= Helen Boatwright =

American opera singer

Helen Strassburger Boatwright (November 17, 1916 – December 1, 2010) was an American soprano who specialized in the performance of American song, recorded the first full-length album of songs by composer Charles Ives and had a career that spanned more than five decades.

==Early life and career==
Born as Helena Johanna Strassburger in Sheboygan, Wisconsin, she was the youngest of six children in a large German American family. After high school, she studied with Anna Shram Irvin and earned bachelor's and master's degrees in music from Oberlin College. Her operatic debut was as Anna in a production of Otto Nicolai's The Merry Wives of Windsor at Tanglewood.

During her career, she worked with many important figures in the world of music, including conductors Leopold Stokowski, Erich Leinsdorf, Seiji Ozawa and Zubin Mehta. She also performed with Leonard Bernstein at Tanglewood in the 1940s, sang opposite tenor Mario Lanza in his operatic stage debut, and performed for President John F. Kennedy in the East Room of the White House in 1963. In 1954, she became the first person to record a full-length album of Ives' songs, 24 Songs, with pianist John Kirkpatrick. She also studied with composer Normand Lockwood. Another particular favorite composer of hers was Hugo Wolf. She knew his songs intimately, and in her later years she nearly always included a set or even an entire half of a recital of his work.

She met her future husband, violinist Howard Boatwright (who died in 1999), in Los Angeles in 1941 when they were to perform in a National Federation of Music Clubs competition. They married two years later, on June 25, 1943, and had three children. They performed together throughout their married life in North America, Europe, and India. Many of her husband's compositions for voice were written for her. Other notable orchestral and choral groups she sang with were Paul Hindemith's Collegium Musicum, Alfred Mann's Cantata Singers, and Johannes Somary's Amor Artis Chorale.

==Later career==
In 1964, her husband Howard became the dean of the Syracuse University School of Music and she joined him teaching there. In 1969 the Boatwrights established a university-sponsored summer program, L'École Hindemith in Vevey, Switzerland. They taught and performed there every summer until 1988. She was a professor of voice at the Eastman School of Music in Rochester from 1972 to 1979, and was a guest professor at Cornell University and the Peabody Conservatory of Music at Johns Hopkins University. She also gave master-classes at Glimmerglass Opera, University of Massachusetts Amherst, University of North Carolina and Washington University in St. Louis.
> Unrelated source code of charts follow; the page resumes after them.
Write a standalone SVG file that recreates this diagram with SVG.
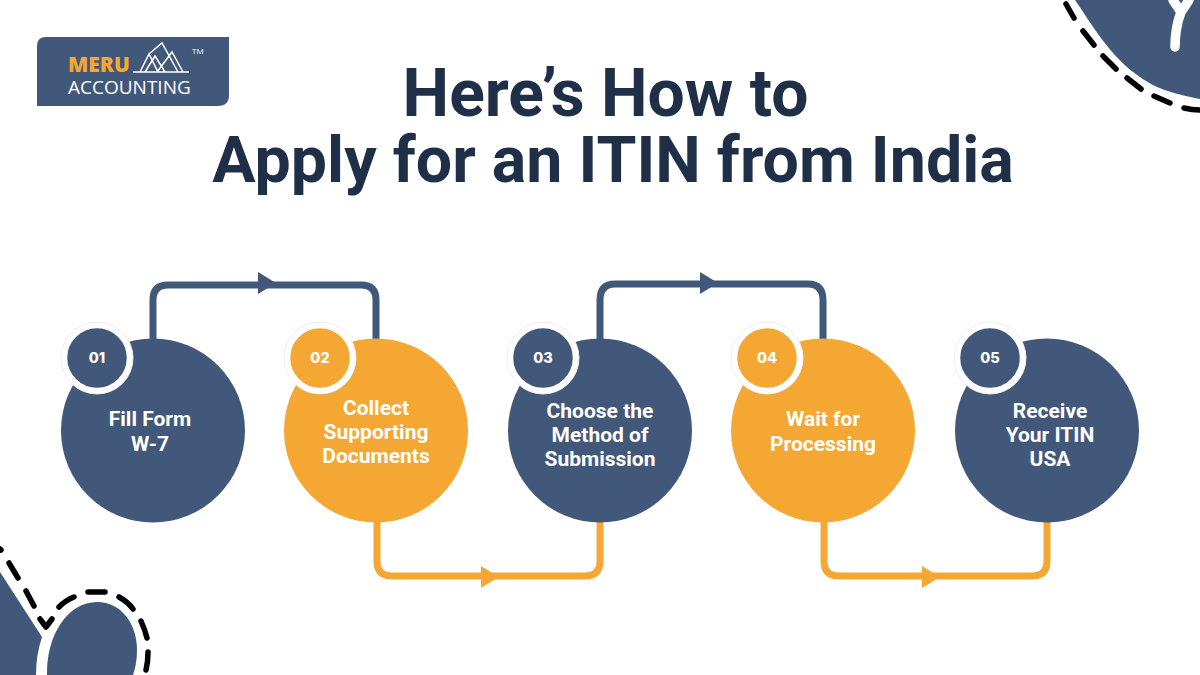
<svg xmlns="http://www.w3.org/2000/svg" width="1200" height="675" viewBox="0 0 1200 675">
<style>
.t{font-family:Roboto,"Liberation Sans",sans-serif;font-weight:700;fill:#1e2f47;font-size:64.5px;text-anchor:middle}
.l{font-family:Roboto,"Liberation Sans",sans-serif;font-weight:700;fill:#fff;font-size:21px;text-anchor:middle}
.n{font-family:Inter,"Liberation Sans",sans-serif;font-weight:800;fill:#fff;font-size:14.5px;text-anchor:middle}
.b{fill:#42587a}.o{fill:#f5a733}
.ring{stroke:#fff;stroke-width:5.5}
.halo{fill:#fff;stroke:#eeeeee;stroke-width:1}
.c{fill:none;stroke-width:7}
.d{fill:none;stroke:#000;stroke-width:5.5;stroke-linecap:round;stroke-linejoin:round}
</style>
<rect width="1200" height="675" fill="#fff"/>
<g id="deco-top">
<path class="b" d="M1075 0C1091 23 1110 57 1140 77C1155 88 1170 93 1200 99V0Z"/>
<path d="M1175 47Q1175 28 1181 12L1173 0M1181 12L1189 0" fill="none" stroke="#fff" stroke-width="9.5" stroke-linecap="round"/>
<path class="d" d="M1066 4L1074 18M1083 31L1094 45M1103 56L1116 69M1127 78L1141 89M1154 96L1170 103M1184 108Q1192 110 1200 110"/>
</g>
<g id="deco-bottom">
<path class="b" d="M0 572L42 637Q36 655 36 675H0Z"/>
<path class="b" d="M47 675C46 635 68 602 97 602C122 602 137 625 137 650Q137 664 133 675Z"/>
<path class="d" d="M0 549L1 550M9 563L18 578M26 591L34 606M40 619L46 627L52 619M59 607Q66 600 74 597M88 592H105M119 597Q128 602 133 609M141 621Q145 630 147 638M148 652Q148 662 146 670"/>
</g>
<g id="logo">
<path class="b" d="M46 37H229V95Q229 106 218 106H37V46Q37 37 46 37Z"/>
<text x="68" y="72" font-family="'Open Sans','Liberation Sans',sans-serif" font-weight="800" font-size="21" fill="#f5a733">MERU</text>
<text x="68" y="94" font-family="'Open Sans','Liberation Sans',sans-serif" font-size="19" fill="#fff">ACCOUNTING</text>
<path d="M133 72H189M140 72L149 54L158 72M145 72L155 56L165 72M149 54L162 43L178 72M157 72L172 52L183 72" fill="none" stroke="#fff" stroke-width="1.5"/>
<text x="192" y="54" font-family="'Open Sans','Liberation Sans',sans-serif" font-size="8" fill="#fff">TM</text>
</g>
<g id="title">
<text class="t" x="605.5" y="116" style="font-size:66px">Here’s How to</text>
<text class="t" x="613" y="182">Apply for an ITIN from India</text>
</g>
<g id="connectors">
<path class="c" stroke="#42587a" d="M153 340V300Q153 285 168 285H361Q376 285 376 300V340"/>
<path class="c" stroke="#f5a733" d="M377 520V561Q377 576 392 576H585Q600 576 600 561V520"/>
<path class="c" stroke="#42587a" d="M600 340V300Q600 284 615 284H808Q823 284 823 300V340"/>
<path class="c" stroke="#f5a733" d="M824 520V561Q824 576 839 576H1032Q1047 576 1047 561V520"/>
<path class="b" d="M258 272L276 283L258 294Z"/>
<path class="o" d="M481 566L499 577L481 588Z"/>
<path class="b" d="M700 272L718 283L700 294Z"/>
<path class="o" d="M922 566L940 577L922 588Z"/>
</g>
<g id="node1"><circle class="b" cx="153" cy="430.5" r="92"/><circle class="halo" cx="97" cy="358" r="36"/><circle class="b ring" cx="97" cy="358" r="32.5"/><text class="n" x="97" y="363">01</text><text class="l"><tspan x="150" y="426">Fill Form</tspan><tspan x="150" y="451">W-7</tspan></text></g>
<g id="node2"><circle class="o" cx="376" cy="430.5" r="92"/><circle class="halo" cx="320" cy="358" r="36"/><circle class="o ring" cx="320" cy="358" r="32.5"/><text class="n" x="320" y="363">02</text><text class="l"><tspan x="376" y="414.500">Collect</tspan><tspan x="376" y="439">Supporting</tspan><tspan x="376" y="463">Documents</tspan></text></g>
<g id="node3"><circle class="b" cx="600" cy="430.5" r="92"/><circle class="halo" cx="543" cy="358" r="36"/><circle class="b ring" cx="543" cy="358" r="32.5"/><text class="n" x="543" y="363">03</text><text class="l"><tspan x="600" y="417.500">Choose the</tspan><tspan x="600" y="442">Method of</tspan><tspan x="600" y="466">Submission</tspan></text></g>
<g id="node4"><circle class="o" cx="823" cy="430.5" r="92"/><circle class="halo" cx="767" cy="358" r="36"/><circle class="o ring" cx="767" cy="358" r="32.5"/><text class="n" x="767" y="363">04</text><text class="l"><tspan x="823" y="426">Wait for</tspan><tspan x="823" y="451">Processing</tspan></text></g>
<g id="node5"><circle class="b" cx="1047" cy="430.5" r="92"/><circle class="halo" cx="990" cy="358" r="36"/><circle class="b ring" cx="990" cy="358" r="32.5"/><text class="n" x="990" y="363">05</text><text class="l"><tspan x="1050" y="417.500">Receive</tspan><tspan x="1050" y="442">Your ITIN</tspan><tspan x="1050" y="466">USA</tspan></text></g>
</svg>
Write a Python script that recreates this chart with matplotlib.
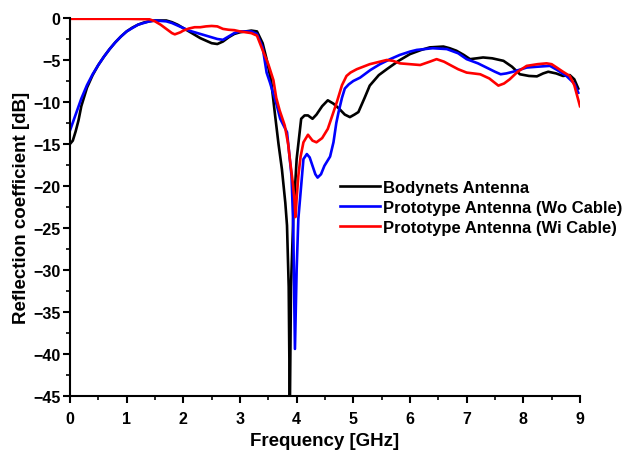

In 2003, Syracuse University presented Boatwright with an honorary doctor of music degree. Boatwright continued to study music and teach, and in 2006, she celebrated her 90th birthday with a standing-room only concert at St. David's Episcopal Church in DeWitt, New York.

==Death==
Boatwright died on December 1, 2010, aged 94, in Jamesville, New York. Her achievements were honored during the 2011 Grammy Awards.

==Partial discography==
- 24 Songs/Songs From Emily Dickinson – Composers Recordings (2001)
- Handel: Chandos Anthems I-VI – Vanguard (1998)
- Hansel and Gretel (1954) – View Video DVD (2001)
- Chandos Anthems I-VI - Vanguard SRV-227 SD / SRV-229 (1966)
- Music of Franz Tunder - Howard & Helen Boatwright (1954)
- Schubert - Mass No. 6 in E-flat major - Decca DL 9422 (195?)